The passwords based on the proposed design methods in Sect. 4 were generated by taking personal user inputs and adding a fair amount of randomness over that. We designed scripts for every method and successfully created around two hundred passwords in each category. We analyzed each of the methods on various meters and different scales. These methods have also been compared with the methods proposed by authors in [23]. Figure 5a compares the result based on the scale of length. It clearly illustrates that the proposed methods (one, two, and three) edge over the existing methods. Figure 5b draws a further comparison based on the compliance of the methods (four, five, and six) and successfully generates stronger passwords. Figure 5c and d evaluates the methods based on existing and proposed metres. The result illustrates a better performance of the proposed algorithms.

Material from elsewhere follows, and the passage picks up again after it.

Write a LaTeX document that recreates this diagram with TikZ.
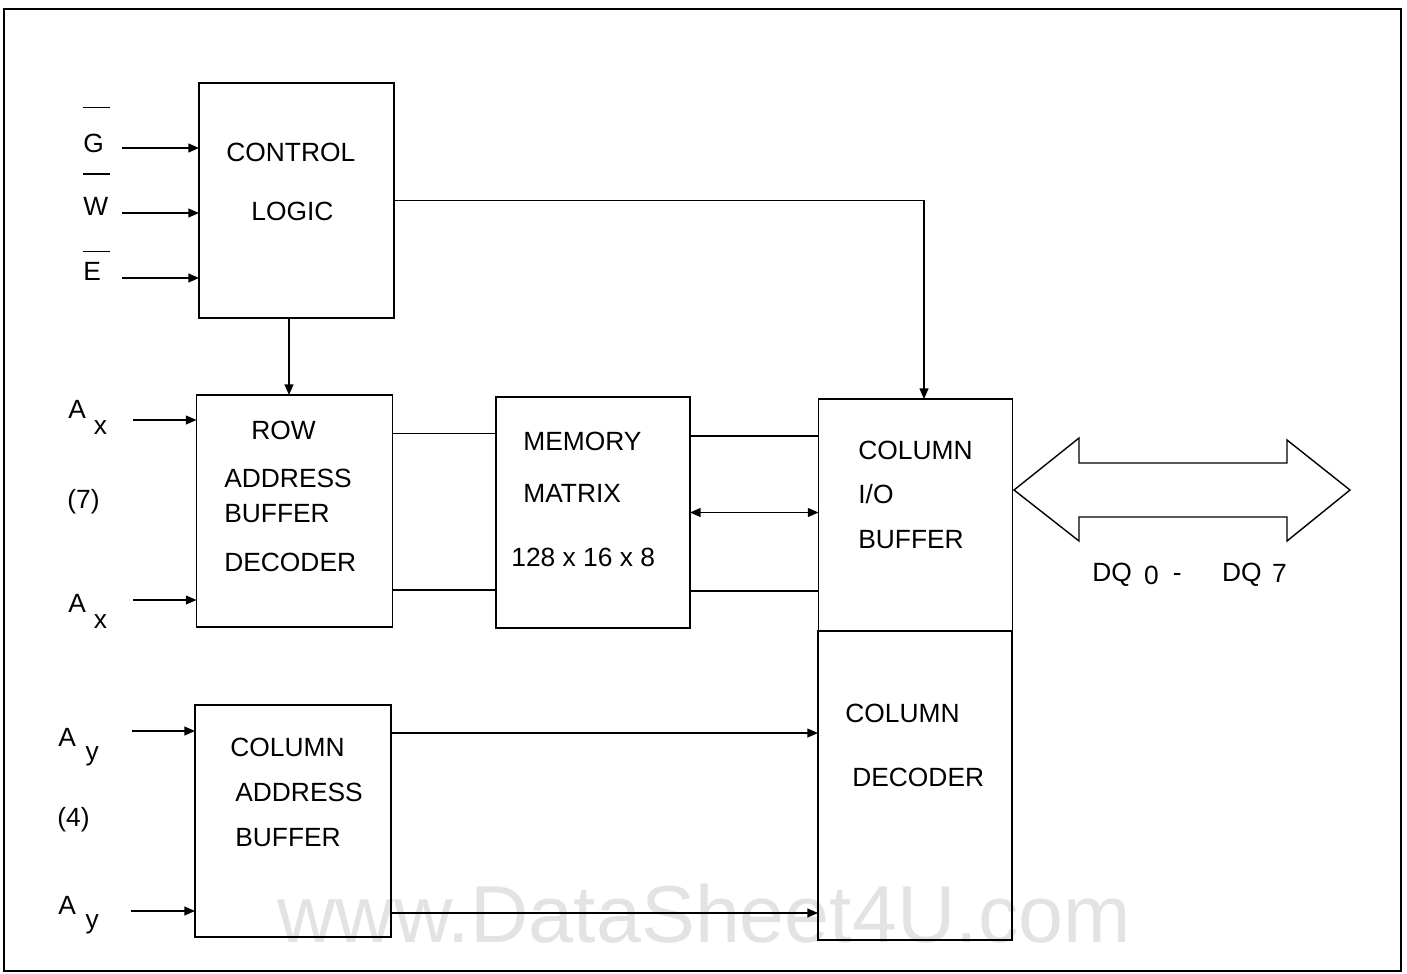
\documentclass[tikz,border=0pt]{standalone}
\usepackage{fontspec}
\setmainfont{Liberation Sans}
\usetikzlibrary{arrows.meta}

% bar over an active-low signal name: raise, letter
\newcommand{\barsig}[2]{\rlap{\raisebox{#1}{\rule{15pt}{0.7pt}}}#2}
% address input: index letter, gap, drop
\newcommand{\addr}[3]{A\hspace{#2}\raisebox{-#3}{#1}}

\begin{document}
\begin{tikzpicture}[
        x=0.02cm, y=-0.02cm,
        font=\fontsize{15pt}{18pt}\selectfont,
        box/.style={draw, line width=0.9pt, inner sep=0pt, outer sep=0pt},
        lbl/.style={anchor=west, inner sep=0pt, text height=10.7pt, text depth=0pt},
        sig/.style={anchor=base west, inner sep=0pt},
        flow/.style={-{Triangle[length=6pt,width=5pt]}, line width=0.8pt},
        both/.style={{Triangle[length=6pt,width=5pt]}-{Triangle[length=6pt,width=5pt]}, line width=0.8pt},
        wire/.style={line width=0.8pt},
        bus/.style={line width=0.8pt, line join=miter}]

    \useasboundingbox (0,0) rectangle (1407,974);

    % watermark, behind everything
    \node[anchor=base west, inner sep=0pt, text=black!11,
          font=\fontsize{46pt}{54pt}\selectfont] (wmark) at (277,942) {www.DataSheet4U.com};

    % outer frame
    \draw[line width=0.9pt] (4,9) rectangle (1401,971);

    % --- Bloques
    \node[box, minimum width=3.90cm, minimum height=4.70cm] (ctrl)   at (296.5,200.5) {};
    \node[box, minimum width=3.92cm, minimum height=4.64cm] (row)    at (294.5,511)   {};
    \node[box, minimum width=3.88cm, minimum height=4.62cm] (mem)    at (593,512.5)   {};
    \node[box, minimum width=3.88cm, minimum height=4.64cm] (colio)  at (915.5,515)   {};
    \node[box, minimum width=3.88cm, minimum height=6.18cm] (coldec) at (915,785.5)   {};
    \node[box, minimum width=3.92cm, minimum height=4.64cm] (cab)    at (293,821)     {};

    \node[lbl] (ctrla) at (226,152) {CONTROL};
    \node[lbl] (ctrlb) at (251,211) {LOGIC};

    \node[lbl] (rowa) at (251,430) {ROW};
    \node[lbl] (rowb) at (224,478) {ADDRESS};
    \node[lbl] (rowc) at (224,513) {BUFFER};
    \node[lbl] (rowd) at (224,562) {DECODER};

    \node[lbl] (mema) at (523,441) {MEMORY};
    \node[lbl] (memb) at (523,493) {MATRIX};
    \node[lbl] (memc) at (511,557) {128 x 16 x 8};

    \node[lbl] (colioa) at (858,450) {COLUMN};
    \node[lbl] (coliob) at (858,494) {I/O};
    \node[lbl] (colioc) at (858,539) {BUFFER};

    \node[lbl] (coldeca) at (845,713) {COLUMN};
    \node[lbl] (coldecb) at (852,777) {DECODER};

    \node[lbl] (caba) at (230,747) {COLUMN};
    \node[lbl] (cabb) at (235,792) {ADDRESS};
    \node[lbl] (cabc) at (235,837) {BUFFER};

    % --- Entradas de control
    \node[sig] (gsig) at (83,152) {\barsig{25pt}{G}};
    \node[sig] (wsig) at (83,215) {\barsig{23pt}{W}};
    \node[sig] (esig) at (83,280) {\barsig{16pt}{E}};
    \coordinate (gin) at (122,148);
    \coordinate (win) at (122,213);
    \coordinate (ein) at (122,278);
    \draw[flow] (gin) -- (gin -| ctrl.west);
    \draw[flow] (win) -- (win -| ctrl.west);
    \draw[flow] (ein) -- (ein -| ctrl.west);

    % --- Direcciones
    \node[sig] (axhi) at (68,418) {\addr{x}{4.5pt}{9.5pt}};
    \node[lbl] (axn)  at (67,499) {(7)};
    \node[sig] (axlo) at (68,612) {\addr{x}{4.5pt}{9.5pt}};
    \coordinate (axhiin) at (133,420);
    \coordinate (axloin) at (133,600);
    \draw[flow] (axhiin) -- (axhiin -| row.west);
    \draw[flow] (axloin) -- (axloin -| row.west);

    \node[sig] (ayhi) at (58,746) {\addr{y}{5.5pt}{8pt}};
    \node[lbl] (ayn)  at (57,817) {(4)};
    \node[sig] (aylo) at (58,914) {\addr{y}{5.5pt}{8pt}};
    \coordinate (ayhiin) at (132,731);
    \coordinate (ayloin) at (131,911);
    \draw[flow] (ayhiin) -- (ayhiin -| cab.west);
    \draw[flow] (ayloin) -- (ayloin -| cab.west);

    % --- Conexiones internas
    \draw[flow] ([xshift=-0.15cm]ctrl.south) -- ([xshift=-0.15cm]ctrl.south |- row.north);
    \draw[flow] (ctrl.east) -| ([xshift=0.17cm]colio.north);

    \draw[wire] ([yshift=1.55cm]row.east)  -- ([yshift=1.55cm]row.east -| mem.west);
    \draw[wire] ([yshift=-1.58cm]row.east) -- ([yshift=-1.58cm]row.east -| mem.west);
    \draw[wire] ([yshift=1.53cm]mem.east)  -- ([yshift=1.53cm]mem.east -| colio.west);
    \draw[wire] ([yshift=-1.57cm]mem.east) -- ([yshift=-1.57cm]mem.east -| colio.west);
    \draw[both] (mem.east) -- (mem.east -| colio.west);

    \draw[flow] ([yshift=1.76cm]cab.east)  -- ([yshift=1.76cm]cab.east -| coldec.west);
    \draw[flow] ([yshift=-1.84cm]cab.east) -- ([yshift=-1.84cm]cab.east -| coldec.west);

    % --- Bus de datos
    \coordinate (dqtip) at (1014,490);
    \draw[bus] (dqtip) -- (1079,438) -- (1079,463) -- (1287,463) -- (1287,440)
               -- (1350,490) -- (1287,541) -- (1287,517) -- (1079,517) -- (1079,541) -- cycle;
    \node[sig] (dqlbl) at (1092,581)
        {DQ\hspace{7pt}\raisebox{-2pt}{0}\hspace{8pt}-\hspace{23pt}DQ\hspace{6pt}\raisebox{-1pt}{7}};

\end{tikzpicture}
\end{document}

The proposed policies consider entropy one of the strengths but not the sufficient condition for a secure password. The rules mingle the key spaces integrating PII to make memorable passwords. A large sample of generated passwords is then tested for guessing attacks. The attacks are carried in various scenarios like locking and throttling service providers’ environments, SSH login, or even relaxing those assumptions. It easily passes both the level 1 and 2 criteria of password certification. Level 1 demands a minimum of 1024 attempts, while level 2 asks for 16,284 attempts. With high processing GPU available, these numbers are not enough. We also considered another attack scenario of a 50% leak, where the attacker has access to half of the keyspace. However, the generated passwords using the proposed policies require significantly more severe attempts.

9 Conclusion and Future Work

This paper presented a password monitor with modeling, generation, and estimation frameworks. The password generation techniques use a bi-directional generative adversarial network (BiGAN), which successfully generated an equal number of new unseen samples in 1,00,000 epochs, nearly half computationally intensive to the existing techniques. We also listed some password creation policies based on functional patterns, high entropy by adding a fair amount of randomness. The proposed methods allow users to take personally identifiable information for designing memorable passwords. These policies helped to gain a 5% to 10% surge in creating strong passwords. A password strength estimation scheme based on the weighted evaluation by a one-class SVM and tuned LSTM has been proposed. It successfully classified the most vulnerable passwords as weak and marked only 16% of the test set as strong passwords. The proposed BiGAN technique can be extended as a multi-task GAN with more inputs to the discriminator, aiming for targeted classification and generation.